→ **What needs to be done**: Copy the data below exactly, omitting any picture it contains.

→ **Stored data**:
— begin —

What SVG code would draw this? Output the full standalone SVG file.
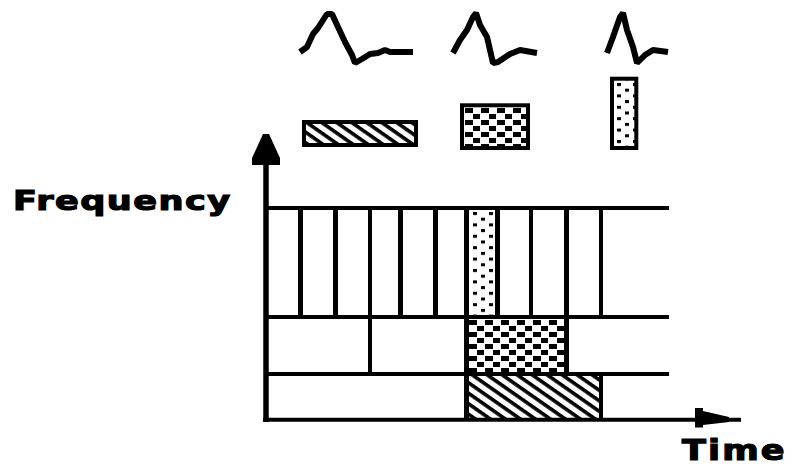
<svg xmlns="http://www.w3.org/2000/svg" width="791" height="468" viewBox="0 0 791 468">
  <style>
    .ln { stroke: #000; stroke-width: 4.5; fill: none; }
    .box { stroke: #000; stroke-width: 4; }
    .wave { stroke: #000; stroke-width: 6; fill: none; stroke-linejoin: bevel; }
    .lbl { font-family: "DejaVu Sans", "Liberation Sans", sans-serif; font-weight: bold; fill: #000; stroke: #000; stroke-width: 1.2; }
  </style>
  <defs>
    <pattern id="hatch" patternUnits="userSpaceOnUse" width="10" height="8.6" patternTransform="rotate(35)">
      <rect x="0" y="0" width="10" height="3.6" fill="#000"/>
    </pattern>
    <pattern id="brick" patternUnits="userSpaceOnUse" x="468" y="319" width="16" height="12">
      <rect x="1" y="1" width="8" height="5" fill="#000"/>
      <rect x="9" y="7" width="8" height="5" fill="#000"/>
    </pattern>
    <pattern id="brick2" patternUnits="userSpaceOnUse" x="464" y="107" width="16" height="12">
      <rect x="1" y="1" width="8" height="5" fill="#000"/>
      <rect x="9" y="7" width="8" height="5" fill="#000"/>
    </pattern>
    <pattern id="stip" patternUnits="userSpaceOnUse" x="473" y="212" width="16" height="11.4">
      <rect x="0" y="0" width="4" height="3" fill="#000"/>
      <rect x="8" y="5.7" width="4" height="3" fill="#000"/>
    </pattern>
    <pattern id="stip2" patternUnits="userSpaceOnUse" x="617" y="83" width="16" height="11.4">
      <rect x="0" y="0" width="4" height="3" fill="#000"/>
      <rect x="8" y="5.7" width="4" height="3" fill="#000"/>
    </pattern>
  </defs>
  <rect width="791" height="468" fill="#fff"/>

  <g id="waveforms">
    <polyline class="wave" points="300,52 307,47 313,34 318,28 327,14 332,14 338,27 345,42 352,55 355,63 362,59 370,54 378,53 385,50 390,52 413,52"/>
    <polyline class="wave" points="453,53 460,40 467,30 473,17 476,13 480,25 487,37 493,63 498,62 510,54 520,50 537,53"/>
    <polyline class="wave" points="607,53 613,37 620,17 623,13 627,30 633,47 637,63 645,55 653,50 668,52"/>
  </g>

  <g id="legend">
    <rect class="box" x="304" y="122" width="112" height="23" fill="url(#hatch)"/>
    <rect class="box" x="462" y="105.3" width="66" height="42.7" fill="url(#brick2)"/>
    <rect class="box" x="612" y="78.7" width="24.3" height="69.3" fill="url(#stip2)"/>
  </g>

  <g id="grid" shape-rendering="crispEdges">
    <rect x="466.5" y="208" width="31" height="109" fill="url(#stip)"/>
    <rect x="466.5" y="317" width="100" height="57" fill="url(#brick)"/>
    <rect x="466.5" y="374" width="134.5" height="46" fill="url(#hatch)"/>
    <line class="ln" x1="266" y1="208" x2="669" y2="208"/>
    <line class="ln" x1="266" y1="317" x2="669" y2="317"/>
    <line class="ln" x1="266" y1="374" x2="669" y2="374"/>
    <line class="ln" x1="300.5" y1="208" x2="300.5" y2="317"/>
    <line class="ln" x1="335.5" y1="208" x2="335.5" y2="317"/>
    <line class="ln" x1="370" y1="208" x2="370" y2="374"/>
    <line class="ln" x1="400.5" y1="208" x2="400.5" y2="317"/>
    <line class="ln" x1="435.5" y1="208" x2="435.5" y2="317"/>
    <line class="ln" x1="466.5" y1="208" x2="466.5" y2="420"/>
    <line class="ln" x1="497.5" y1="208" x2="497.5" y2="317"/>
    <line class="ln" x1="531" y1="208" x2="531" y2="317"/>
    <line class="ln" x1="566.5" y1="208" x2="566.5" y2="374"/>
    <line class="ln" x1="601" y1="208" x2="601" y2="317"/>
    <line class="ln" x1="601" y1="374" x2="601" y2="420"/>
  </g>

  <g id="axes">
    <line x1="266" y1="140" x2="266" y2="422" stroke="#000" stroke-width="5.5"/>
    <polygon points="263,134 269,134 280,158 280,165 252,165 252,158" fill="#000"/>
    <line x1="263" y1="419.8" x2="741" y2="419.8" stroke="#000" stroke-width="4"/>
    <polygon points="695,408 703,408 703,411 729,417 729,422 703,425 703,427.5 695,427.5" fill="#000"/>
  </g>

  <g id="labels">
    <text class="lbl" transform="translate(13,210) scale(1.3,1)" x="0" y="0" font-size="27" textLength="167" lengthAdjust="spacing">Frequency</text>
    <text class="lbl" transform="translate(682,460) scale(1.25,1)" x="0" y="0" font-size="28" textLength="82" lengthAdjust="spacing">Time</text>
  </g>
</svg>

— end —

→ **Response to this task**:
What SVG code would draw this? Output the full standalone SVG file.
<svg xmlns="http://www.w3.org/2000/svg" width="791" height="468" viewBox="0 0 791 468">
  <style>
    .ln { stroke: #000; stroke-width: 4.5; fill: none; }
    .box { stroke: #000; stroke-width: 4; }
    .wave { stroke: #000; stroke-width: 6; fill: none; stroke-linejoin: bevel; }
    .lbl { font-family: "DejaVu Sans", "Liberation Sans", sans-serif; font-weight: bold; fill: #000; stroke: #000; stroke-width: 1.2; }
  </style>
  <defs>
    <pattern id="hatch" patternUnits="userSpaceOnUse" width="10" height="8.6" patternTransform="rotate(35)">
      <rect x="0" y="0" width="10" height="3.6" fill="#000"/>
    </pattern>
    <pattern id="brick" patternUnits="userSpaceOnUse" x="468" y="319" width="16" height="12">
      <rect x="1" y="1" width="8" height="5" fill="#000"/>
      <rect x="9" y="7" width="8" height="5" fill="#000"/>
    </pattern>
    <pattern id="brick2" patternUnits="userSpaceOnUse" x="464" y="107" width="16" height="12">
      <rect x="1" y="1" width="8" height="5" fill="#000"/>
      <rect x="9" y="7" width="8" height="5" fill="#000"/>
    </pattern>
    <pattern id="stip" patternUnits="userSpaceOnUse" x="473" y="212" width="16" height="11.4">
      <rect x="0" y="0" width="4" height="3" fill="#000"/>
      <rect x="8" y="5.7" width="4" height="3" fill="#000"/>
    </pattern>
    <pattern id="stip2" patternUnits="userSpaceOnUse" x="617" y="83" width="16" height="11.4">
      <rect x="0" y="0" width="4" height="3" fill="#000"/>
      <rect x="8" y="5.7" width="4" height="3" fill="#000"/>
    </pattern>
  </defs>
  <rect width="791" height="468" fill="#fff"/>

  <g id="waveforms">
    <polyline class="wave" points="300,52 307,47 313,34 318,28 327,14 332,14 338,27 345,42 352,55 355,63 362,59 370,54 378,53 385,50 390,52 413,52"/>
    <polyline class="wave" points="453,53 460,40 467,30 473,17 476,13 480,25 487,37 493,63 498,62 510,54 520,50 537,53"/>
    <polyline class="wave" points="607,53 613,37 620,17 623,13 627,30 633,47 637,63 645,55 653,50 668,52"/>
  </g>

  <g id="legend">
    <rect class="box" x="304" y="122" width="112" height="23" fill="url(#hatch)"/>
    <rect class="box" x="462" y="105.3" width="66" height="42.7" fill="url(#brick2)"/>
    <rect class="box" x="612" y="78.7" width="24.3" height="69.3" fill="url(#stip2)"/>
  </g>

  <g id="grid" shape-rendering="crispEdges">
    <rect x="466.5" y="208" width="31" height="109" fill="url(#stip)"/>
    <rect x="466.5" y="317" width="100" height="57" fill="url(#brick)"/>
    <rect x="466.5" y="374" width="134.5" height="46" fill="url(#hatch)"/>
    <line class="ln" x1="266" y1="208" x2="669" y2="208"/>
    <line class="ln" x1="266" y1="317" x2="669" y2="317"/>
    <line class="ln" x1="266" y1="374" x2="669" y2="374"/>
    <line class="ln" x1="300.5" y1="208" x2="300.5" y2="317"/>
    <line class="ln" x1="335.5" y1="208" x2="335.5" y2="317"/>
    <line class="ln" x1="370" y1="208" x2="370" y2="374"/>
    <line class="ln" x1="400.5" y1="208" x2="400.5" y2="317"/>
    <line class="ln" x1="435.5" y1="208" x2="435.5" y2="317"/>
    <line class="ln" x1="466.5" y1="208" x2="466.5" y2="420"/>
    <line class="ln" x1="497.5" y1="208" x2="497.5" y2="317"/>
    <line class="ln" x1="531" y1="208" x2="531" y2="317"/>
    <line class="ln" x1="566.5" y1="208" x2="566.5" y2="374"/>
    <line class="ln" x1="601" y1="208" x2="601" y2="317"/>
    <line class="ln" x1="601" y1="374" x2="601" y2="420"/>
  </g>

  <g id="axes">
    <line x1="266" y1="140" x2="266" y2="422" stroke="#000" stroke-width="5.5"/>
    <polygon points="263,134 269,134 280,158 280,165 252,165 252,158" fill="#000"/>
    <line x1="263" y1="419.8" x2="741" y2="419.8" stroke="#000" stroke-width="4"/>
    <polygon points="695,408 703,408 703,411 729,417 729,422 703,425 703,427.5 695,427.5" fill="#000"/>
  </g>

  <g id="labels">
    <text class="lbl" transform="translate(13,210) scale(1.3,1)" x="0" y="0" font-size="27" textLength="167" lengthAdjust="spacing">Frequency</text>
    <text class="lbl" transform="translate(682,460) scale(1.25,1)" x="0" y="0" font-size="28" textLength="82" lengthAdjust="spacing">Time</text>
  </g>
</svg>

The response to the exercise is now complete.